QUOTE (LonghornBuc @ Jan 25 2010, 12:34 PM) <{POST_SNAPBACK}>
Why is the key question never asked.

If you agree you should be spending 75 mil in payroll, but instead are spending half that, why isnt the 40 mil difference spent on draft picks, IFAs and FAs that are closer to 20 than 40? Why not double the draft budget and go balls out, for example; thats not even 10 million of the 40 mil you arent spending on the roster. Its not like we have to do that every year, but we could do it for 08, 09, 10 and 11 to get some real talent in the organization at rock bottom prices.

I think the question of whether ownership is pocketing tens of millions, as some other owners have stated, has just been answered.

This debating the round and pick that a player was taken is simply getting absurd. Who the hell cares is a player was expected to go 12th, 4th, 30th or whatever pick? Isn't the ONLY measure of a team's ability to draft and develop based on how those players perform at the MLB level?

In 1988, Andy Benes, Mark Lewis, Steve Avery, Gregg Olsen, Bill Bene, Monty Fariss and Will Ansley were the first seven picks. Robin Ventura, Tino Matinez, Royce Clayton and Charles Nagy were drafted 10, 14,15 and 17.

Marquis Grisson went 76th and Louis Gonzalez went 90th. Kenny Lofton went 428th (17th Round) and Mike Piazza went 1,390th (62nd Round)

Are the Dodgers remembered for drafting Bill Bene with the 5th pick in the draft, or because they drafted and developed Mike Piazza? Are the Indians going to be remembered for drafting Mark Lewis second in the country, or that they got Nagy at the 17th pick and Lofton in the 17th round?


The draft yielded more productive players in the middle of the first round than it did in the first nine picks and the entire 1988 draft yielded more "stars" in the 6th round and below than it did in rounds 1-5. My point isn't that Sanchez is the 4th best player in that draft. The point is that's who the Pirates wanted, who they signed and who they are developing with very good initial results. It's what allowed them to use the rest of the draft in a manner thet they wanted to execute it. It may have been a drastic overspend there too, but it was their sense of what plan they wanted to use in that draft. It was exactly the opposite of the method they used the year before, where they believed there was a talent there that they couldn't pass on, no matter the cost.

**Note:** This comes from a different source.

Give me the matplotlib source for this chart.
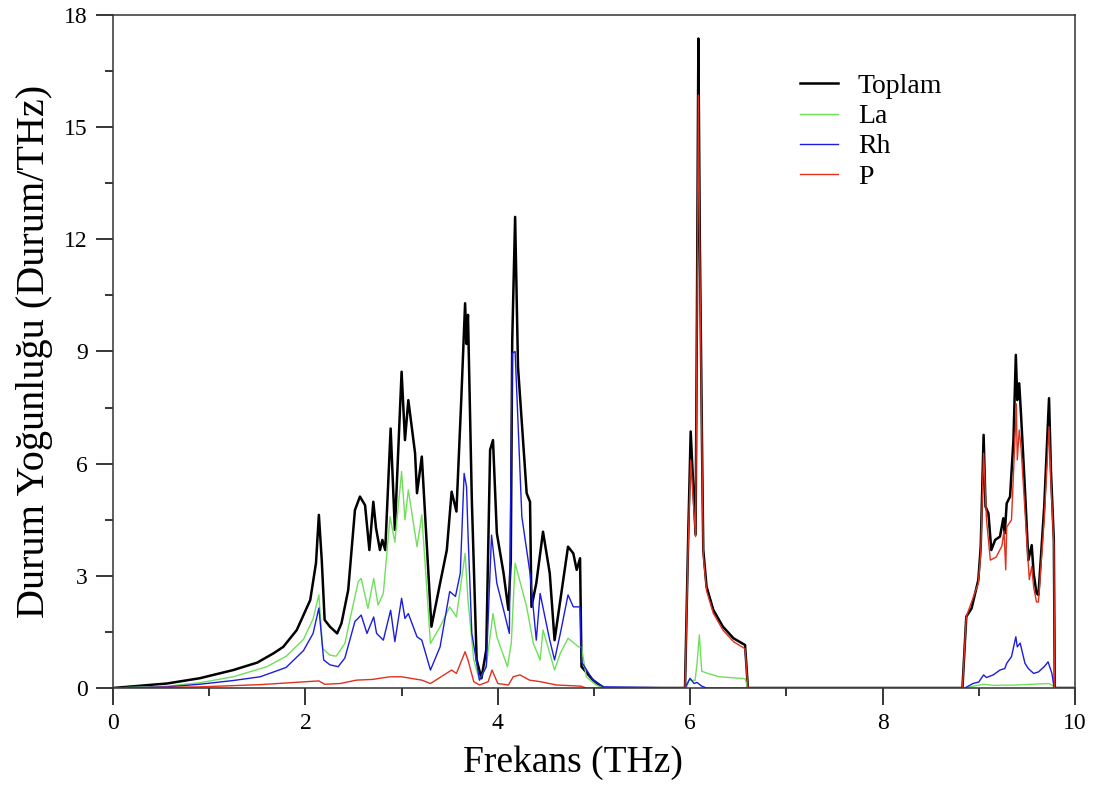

Who the hell knows if it's going to work out, but just like every draft before that one, teams will be evaluated on the talent they extracted and developed from that draft, top to bottom, not that they drafted Sanchez ahead of 20 other guys, drafted a potential ace in the 6th round, or found a diamond in the rough late in the draft. Nobody cares about measuring them by anything other than their ability to find talent, sign it and develop it.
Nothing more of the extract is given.